いまここで私は「せせりはポン酢でいきたい」という話を書いた。もしかするとこれを読んでくれた方の0.1%くらいが「ほーう?」と言って本当にせせりをポン酢でいくかもしれない。そうなると、鳥まるのマスターは、私だけでなく、私の先にいる誰かの行動も変えたことになる。
すごい! すごい! すごすぎる!
1人の背景には250人の関係者がいる、みたいな話はよく言われること。
そういや私のむかしの仕事は「生命保険外交員」だった。当時の私は「自分の半径5km以内の不幸を軽減させる」ということをテーマに仕事していた。

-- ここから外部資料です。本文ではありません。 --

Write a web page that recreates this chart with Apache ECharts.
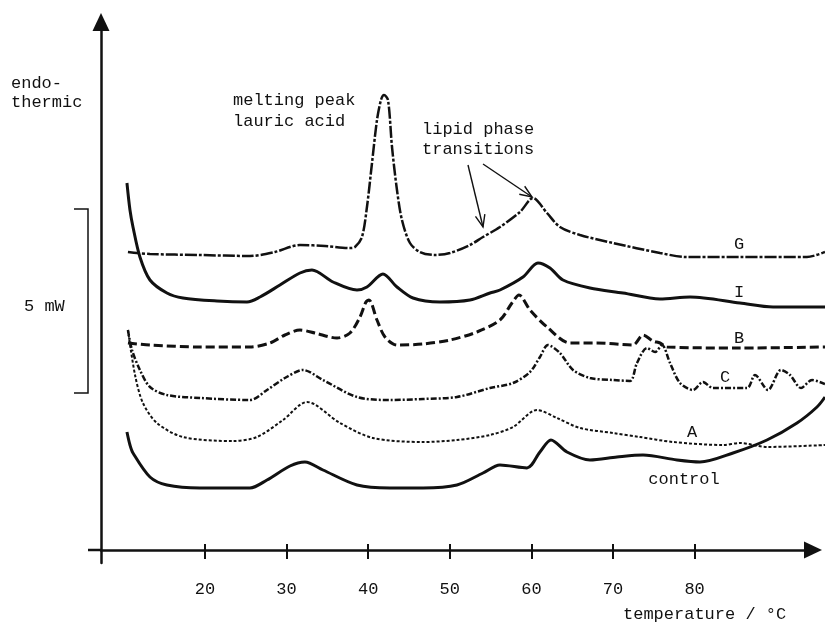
<!DOCTYPE html>
<html>
<head>
<meta charset="utf-8">
<title>DSC thermograms</title>
<script src="https://cdn.jsdelivr.net/npm/echarts@6/dist/echarts.min.js"></script>
<style>
  html, body { margin: 0; padding: 0; background: #fff; }
  #chart { width: 825px; height: 622px; }
</style>
</head>
<body>
<div id="chart"></div>
<script>
// temperature (°C) / heat flow (arbitrary, endothermic up)
const tempTicks = [20, 30, 40, 50, 60, 70, 80];

const curveG = [
  [10.56, 298], [13.26, 296], [19.39, 295], [25.51, 294], [28.58, 298], [31.64, 305],
  [34.71, 304], [37.77, 302], [38.38, 303], [39.24, 313], [39.85, 343], [40.47, 387],
  [41.08, 430], [41.57, 450], [41.94, 455], [42.43, 450], [42.92, 403], [43.53, 360],
  [44.14, 330], [45.12, 307], [46.35, 298], [48.19, 295], [50.02, 297], [52.47, 305],
  [54.07, 313], [56.15, 323], [58.6, 338], [60.2, 352], [61.91, 337], [63.5, 323],
  [65.96, 315], [70.0, 307], [75.76, 297], [79.07, 293], [85.56, 293], [93.77, 293],
  [95.98, 298]
];
const curveI = [
  [10.44, 367], [10.81, 340], [11.18, 323], [12.03, 293], [13.26, 270], [15.34, 257],
  [17.3, 252], [21.47, 249], [25.15, 248], [26.74, 253], [29.19, 265], [31.64, 277],
  [33.11, 280], [35.69, 268], [38.63, 260], [39.85, 263], [41.81, 276], [43.53, 263],
  [45.49, 252], [48.8, 248], [52.47, 250], [54.93, 257], [56.15, 260], [58.97, 273],
  [60.81, 287], [62.28, 282], [63.87, 270], [67.18, 262], [71.23, 257], [75.76, 251],
  [79.44, 253], [85.56, 247], [89.61, 243], [95.98, 243]
];
const curveB = [
  [10.56, 207], [13.26, 205], [19.39, 203], [25.51, 203], [27.97, 207], [29.8, 215],
  [31.64, 220], [33.48, 217], [36.18, 212], [37.77, 217], [39.0, 233], [39.73, 248],
  [40.1, 250], [41.08, 230], [42.06, 213], [43.53, 205], [46.72, 206], [50.02, 210],
  [53.33, 218], [56.15, 230], [57.62, 247], [58.48, 255], [59.83, 240], [61.91, 223],
  [64.73, 207], [68.04, 207], [72.45, 205], [73.68, 215], [74.9, 209], [75.76, 207],
  [76.62, 203], [85.56, 202], [95.98, 203]
];
const curveC = [
  [10.56, 220], [11.06, 200], [12.03, 180], [13.26, 163], [15.34, 155], [19.39, 152],
  [25.51, 150], [27.6, 160], [29.8, 172], [32.01, 180], [34.46, 170], [38.63, 153],
  [42.67, 150], [46.72, 151], [50.88, 153], [54.93, 162], [57.75, 167], [59.83, 178],
  [61.05, 193], [62.03, 205], [63.5, 197], [65.1, 180], [67.18, 172], [70.0, 170],
  [72.08, 169], [72.94, 187], [74.17, 202], [75.15, 198], [76.0, 205], [76.99, 187],
  [78.21, 167], [79.8, 160], [81.03, 168], [82.25, 162], [86.42, 162], [87.4, 175],
  [88.99, 160], [90.59, 180], [91.69, 175], [93.04, 162], [94.39, 170], [95.98, 166]
];
const curveA = [
  [10.56, 220], [11.43, 175], [12.4, 147], [14.12, 127], [17.3, 113], [23.43, 109],
  [26.37, 113], [29.56, 130], [32.5, 148], [36.54, 127], [40.59, 112], [46.72, 108],
  [50.88, 110], [54.93, 115], [57.75, 123], [60.69, 140], [63.14, 132], [65.96, 122],
  [70.0, 117], [73.31, 113], [77.35, 108], [83.48, 105], [85.56, 107], [88.87, 103],
  [95.98, 105]
];
const curveControl = [
  [10.44, 118], [10.81, 105], [11.18, 97], [13.26, 73], [15.34, 65], [19.39, 62],
  [25.51, 62], [27.6, 70], [30.42, 84], [32.25, 88], [34.46, 80], [38.63, 65],
  [42.67, 62], [46.72, 62], [50.88, 65], [54.07, 77], [56.15, 85], [59.46, 82],
  [61.05, 98], [62.4, 110], [64.36, 98], [67.18, 90], [70.49, 93], [73.68, 95],
  [77.84, 90], [80.66, 88], [84.71, 97], [88.87, 110], [92.55, 127], [95.0, 143],
  [95.98, 153]
];

const FONT = '17px "Liberation Mono", "DejaVu Sans Mono", monospace';
const X_MIN = 7.26;

function label(text, x, y, align) {
  return {
    type: 'text',
    style: { text: text, x: x, y: y, font: FONT, fill: '#111', align: align || 'left', verticalAlign: 'middle' }
  };
}

// line with an open arrow head at the end
function arrow(x1, y1, x2, y2) {
  const a = Math.atan2(y2 - y1, x2 - x1);
  const len = 13, spread = 0.38;
  return [
    { type: 'line', shape: { x1: x1, y1: y1, x2: x2, y2: y2 }, style: { stroke: '#111', lineWidth: 1.4 } },
    {
      type: 'polyline',
      shape: {
        points: [
          [x2 - len * Math.cos(a - spread), y2 - len * Math.sin(a - spread)],
          [x2, y2],
          [x2 - len * Math.cos(a + spread), y2 - len * Math.sin(a + spread)]
        ]
      },
      style: { stroke: '#111', lineWidth: 1.4, fill: null }
    }
  ];
}

// curves live in a second grid that runs to the right edge (same scale as the drawn axes)
function curve(name, data, width, dash) {
  return {
    name: name,
    type: 'line',
    xAxisIndex: 2,
    yAxisIndex: 1,
    data: data,
    showSymbol: false,
    smooth: 0.3,
    silent: true,
    lineStyle: { color: '#111', width: width, type: dash }
  };
}

const chart = echarts.init(document.getElementById('chart'));

chart.setOption({
  backgroundColor: '#fff',
  animation: false,
  grid: [
    { left: 101, right: 12, top: 22, bottom: 59, outerBoundsMode: 'none' },
    { left: 101, right: 0, top: 22, bottom: 59, outerBoundsMode: 'none' }
  ],
  xAxis: [
    {
      type: 'value',
      gridIndex: 0,
      min: X_MIN,
      max: 94.51,
      axisLine: {
        onZero: true,
        symbol: ['none', 'triangle'],
        symbolSize: [17, 18],
        lineStyle: { color: '#111', width: 2.5 }
      },
      axisTick: { customValues: tempTicks, length: 9, lineStyle: { color: '#111', width: 2 } },
      axisLabel: { customValues: tempTicks, margin: 18, color: '#111', fontSize: 17, fontFamily: '"Liberation Mono", monospace' },
      splitLine: { show: false }
    },
    {
      // upper half of the crossing tick marks
      type: 'value',
      gridIndex: 0,
      position: 'top',
      min: X_MIN,
      max: 94.51,
      axisLine: { show: false, onZero: true, onZeroAxisIndex: 0 },
      axisTick: { customValues: tempTicks, length: 6, lineStyle: { color: '#111', width: 2 } },
      axisLabel: { show: false },
      splitLine: { show: false }
    },
    {
      type: 'value',
      gridIndex: 1,
      show: false,
      min: X_MIN,
      max: 95.98
    }
  ],
  yAxis: [
    {
      type: 'value',
      gridIndex: 0,
      min: -13,
      max: 528,
      axisLine: {
        show: true,
        symbol: ['none', 'triangle'],
        symbolSize: [17, 18],
        lineStyle: { color: '#111', width: 2.5 }
      },
      axisTick: { show: false },
      axisLabel: { show: false },
      splitLine: { show: false }
    },
    {
      type: 'value',
      gridIndex: 1,
      show: false,
      min: -13,
      max: 528
    }
  ],
  series: [
    curve('G', curveG, 2.5, [12, 2, 3, 2]),
    curve('I', curveI, 3, 'solid'),
    curve('B', curveB, 3, [9, 4]),
    curve('C', curveC, 2.5, [6, 2, 2, 2]),
    curve('A', curveA, 2, [3, 2]),
    curve('control', curveControl, 3, 'solid')
  ],
  graphic: [
    // left stub of the x axis and the 5 mW scale bar
    { type: 'line', shape: { x1: 88, y1: 550, x2: 101, y2: 550 }, style: { stroke: '#111', lineWidth: 2.5 } },
    { type: 'polyline', shape: { points: [[74, 209], [88, 209], [88, 393], [74, 393]] }, style: { stroke: '#111', lineWidth: 1.5, fill: null } },
    label('endo-', 11, 83),
    label('thermic', 11, 102),
    label('5 mW', 24, 306),
    label('melting peak', 233, 100),
    label('lauric acid', 233, 121),
    label('lipid phase', 422, 129),
    label('transitions', 422, 149),
    ...arrow(468, 165, 483, 227),
    ...arrow(483, 164, 532, 197),
    label('G', 739, 244, 'center'),
    label('I', 739, 292, 'center'),
    label('B', 739, 338, 'center'),
    label('C', 725, 377, 'center'),
    label('A', 692, 432, 'center'),
    label('control', 684, 479, 'center'),
    label('temperature / °C', 623, 614)
  ]
});
</script>
</body>
</html>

目の前で話を聞いてくれるお客さんのうしろには両親や兄妹、旦那さんにお嫁さんにお子さん、無数の関係者がいる。そのお客さんがしっかりと考え抜いた保険に加入するということは、関係者の万にひとつの不幸を軽減することにつながるのではないか、と考えていたわけだ。なんと高尚だろう! こういう人から保険に入りたい!
つまり、誰かの思想や助言、哲学、アイデアは時を超えるということを言いたい。さらに、1人に伝えるとその背後にいるであろう無数の誰かの行動も変えうる、ということも言いたい。
だからこそ私はここでポジティブなことを書いていたい。
読んでくれた方の0.1%でも「ほう、いいこと書いてるな、クソめ」みたいに感じ取ってくれて、それで本当に行動が変容して、その行動がほかの誰かにも伝播する。そしたらどうなる? よくなるだろう。何かがよくなるに決まってる。そういうおこがましさを私は持っているのだ。
過去の偉大なる思想家・哲学者・文筆家が手をつないで輪になっているとする。その輪の中にちょっとだけお邪魔させてもらいたいと思ってる。端っこでいい。あっち側、輪の中にいたいのだ。
じゃないと、こんなもの、毎日書かんで。